Written instruction ->
Would you repeat the listing exactly but omit every picture?

Source excerpt ->

══════════════════════════════

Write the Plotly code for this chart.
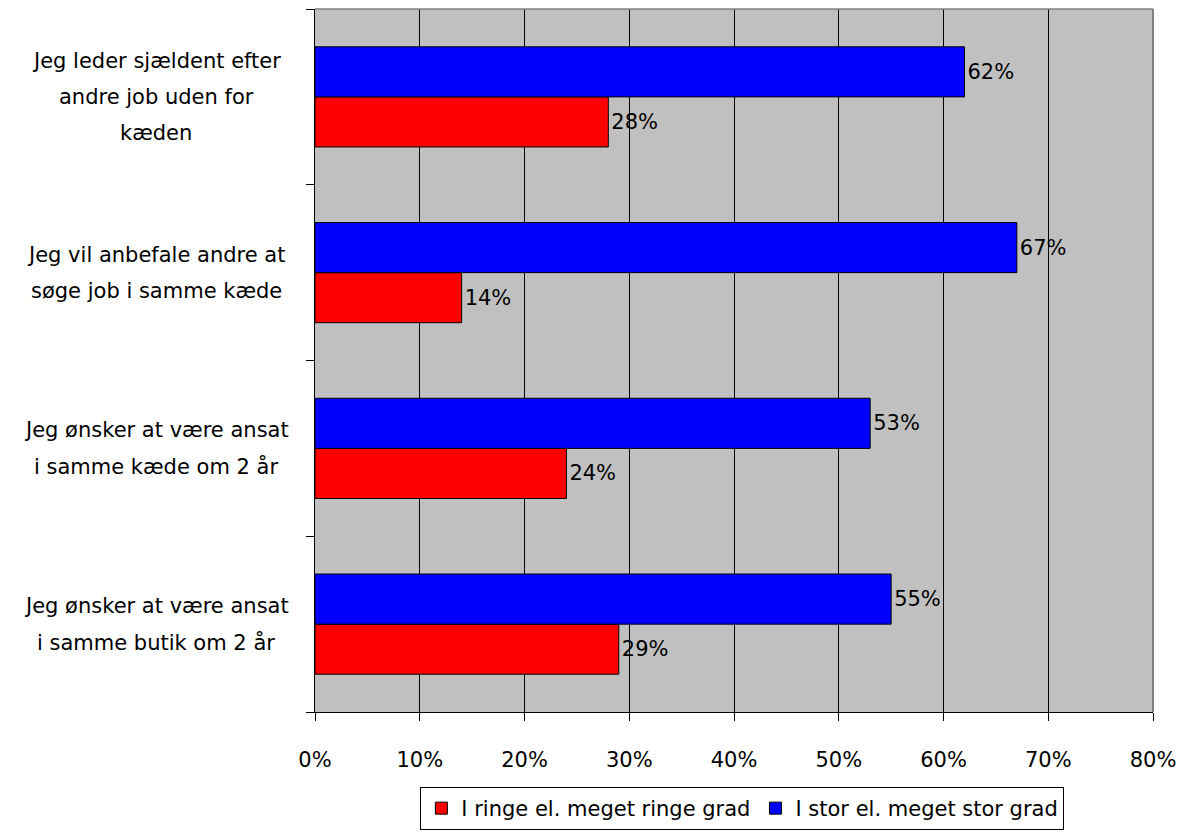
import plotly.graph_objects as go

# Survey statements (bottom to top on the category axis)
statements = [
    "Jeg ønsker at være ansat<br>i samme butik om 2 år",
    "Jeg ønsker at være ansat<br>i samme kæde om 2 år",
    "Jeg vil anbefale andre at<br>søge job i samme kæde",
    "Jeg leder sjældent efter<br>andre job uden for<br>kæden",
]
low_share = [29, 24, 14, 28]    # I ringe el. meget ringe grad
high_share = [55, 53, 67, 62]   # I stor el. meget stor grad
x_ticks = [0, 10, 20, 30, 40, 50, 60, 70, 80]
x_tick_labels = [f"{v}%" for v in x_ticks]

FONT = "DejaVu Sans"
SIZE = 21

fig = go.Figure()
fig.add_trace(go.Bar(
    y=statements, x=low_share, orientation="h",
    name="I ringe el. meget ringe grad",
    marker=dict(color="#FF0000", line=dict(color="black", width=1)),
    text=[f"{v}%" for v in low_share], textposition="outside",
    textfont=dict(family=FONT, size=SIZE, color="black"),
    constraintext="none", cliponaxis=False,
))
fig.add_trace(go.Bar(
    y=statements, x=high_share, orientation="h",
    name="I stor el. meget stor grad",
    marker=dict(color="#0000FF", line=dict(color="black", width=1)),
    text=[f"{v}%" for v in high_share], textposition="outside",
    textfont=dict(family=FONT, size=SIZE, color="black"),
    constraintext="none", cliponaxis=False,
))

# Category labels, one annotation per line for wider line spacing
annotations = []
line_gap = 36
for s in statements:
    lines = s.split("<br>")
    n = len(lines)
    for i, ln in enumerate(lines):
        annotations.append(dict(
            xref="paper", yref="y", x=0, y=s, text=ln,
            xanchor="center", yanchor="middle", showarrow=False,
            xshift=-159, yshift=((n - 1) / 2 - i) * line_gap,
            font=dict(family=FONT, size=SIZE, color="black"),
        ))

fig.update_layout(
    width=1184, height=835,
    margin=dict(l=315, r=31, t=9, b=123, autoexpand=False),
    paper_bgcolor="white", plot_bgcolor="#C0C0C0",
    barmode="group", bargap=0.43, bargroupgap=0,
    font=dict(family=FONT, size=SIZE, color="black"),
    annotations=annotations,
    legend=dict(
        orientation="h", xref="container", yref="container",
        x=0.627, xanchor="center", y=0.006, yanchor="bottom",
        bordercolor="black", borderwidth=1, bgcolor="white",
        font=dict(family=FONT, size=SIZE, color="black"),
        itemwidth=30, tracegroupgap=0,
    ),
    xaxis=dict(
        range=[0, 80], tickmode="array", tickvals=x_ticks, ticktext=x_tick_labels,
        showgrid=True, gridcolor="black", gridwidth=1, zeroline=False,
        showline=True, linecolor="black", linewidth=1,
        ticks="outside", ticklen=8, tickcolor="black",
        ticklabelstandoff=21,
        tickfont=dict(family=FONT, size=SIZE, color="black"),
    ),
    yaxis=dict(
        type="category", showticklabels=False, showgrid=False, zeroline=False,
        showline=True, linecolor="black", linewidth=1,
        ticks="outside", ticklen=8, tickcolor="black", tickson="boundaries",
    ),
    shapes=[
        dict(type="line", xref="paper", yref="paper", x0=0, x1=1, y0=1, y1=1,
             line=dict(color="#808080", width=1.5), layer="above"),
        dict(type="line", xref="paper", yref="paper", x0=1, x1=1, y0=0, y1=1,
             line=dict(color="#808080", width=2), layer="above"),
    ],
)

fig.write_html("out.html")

══════════════════════════════

Result for this task ->
Write the Plotly code for this chart.
import plotly.graph_objects as go

# Survey statements (bottom to top on the category axis)
statements = [
    "Jeg ønsker at være ansat<br>i samme butik om 2 år",
    "Jeg ønsker at være ansat<br>i samme kæde om 2 år",
    "Jeg vil anbefale andre at<br>søge job i samme kæde",
    "Jeg leder sjældent efter<br>andre job uden for<br>kæden",
]
low_share = [29, 24, 14, 28]    # I ringe el. meget ringe grad
high_share = [55, 53, 67, 62]   # I stor el. meget stor grad
x_ticks = [0, 10, 20, 30, 40, 50, 60, 70, 80]
x_tick_labels = [f"{v}%" for v in x_ticks]

FONT = "DejaVu Sans"
SIZE = 21

fig = go.Figure()
fig.add_trace(go.Bar(
    y=statements, x=low_share, orientation="h",
    name="I ringe el. meget ringe grad",
    marker=dict(color="#FF0000", line=dict(color="black", width=1)),
    text=[f"{v}%" for v in low_share], textposition="outside",
    textfont=dict(family=FONT, size=SIZE, color="black"),
    constraintext="none", cliponaxis=False,
))
fig.add_trace(go.Bar(
    y=statements, x=high_share, orientation="h",
    name="I stor el. meget stor grad",
    marker=dict(color="#0000FF", line=dict(color="black", width=1)),
    text=[f"{v}%" for v in high_share], textposition="outside",
    textfont=dict(family=FONT, size=SIZE, color="black"),
    constraintext="none", cliponaxis=False,
))

# Category labels, one annotation per line for wider line spacing
annotations = []
line_gap = 36
for s in statements:
    lines = s.split("<br>")
    n = len(lines)
    for i, ln in enumerate(lines):
        annotations.append(dict(
            xref="paper", yref="y", x=0, y=s, text=ln,
            xanchor="center", yanchor="middle", showarrow=False,
            xshift=-159, yshift=((n - 1) / 2 - i) * line_gap,
            font=dict(family=FONT, size=SIZE, color="black"),
        ))

fig.update_layout(
    width=1184, height=835,
    margin=dict(l=315, r=31, t=9, b=123, autoexpand=False),
    paper_bgcolor="white", plot_bgcolor="#C0C0C0",
    barmode="group", bargap=0.43, bargroupgap=0,
    font=dict(family=FONT, size=SIZE, color="black"),
    annotations=annotations,
    legend=dict(
        orientation="h", xref="container", yref="container",
        x=0.627, xanchor="center", y=0.006, yanchor="bottom",
        bordercolor="black", borderwidth=1, bgcolor="white",
        font=dict(family=FONT, size=SIZE, color="black"),
        itemwidth=30, tracegroupgap=0,
    ),
    xaxis=dict(
        range=[0, 80], tickmode="array", tickvals=x_ticks, ticktext=x_tick_labels,
        showgrid=True, gridcolor="black", gridwidth=1, zeroline=False,
        showline=True, linecolor="black", linewidth=1,
        ticks="outside", ticklen=8, tickcolor="black",
        ticklabelstandoff=21,
        tickfont=dict(family=FONT, size=SIZE, color="black"),
    ),
    yaxis=dict(
        type="category", showticklabels=False, showgrid=False, zeroline=False,
        showline=True, linecolor="black", linewidth=1,
        ticks="outside", ticklen=8, tickcolor="black", tickson="boundaries",
    ),
    shapes=[
        dict(type="line", xref="paper", yref="paper", x0=0, x1=1, y0=1, y1=1,
             line=dict(color="#808080", width=1.5), layer="above"),
        dict(type="line", xref="paper", yref="paper", x0=1, x1=1, y0=0, y1=1,
             line=dict(color="#808080", width=2), layer="above"),
    ],
)

fig.write_html("out.html")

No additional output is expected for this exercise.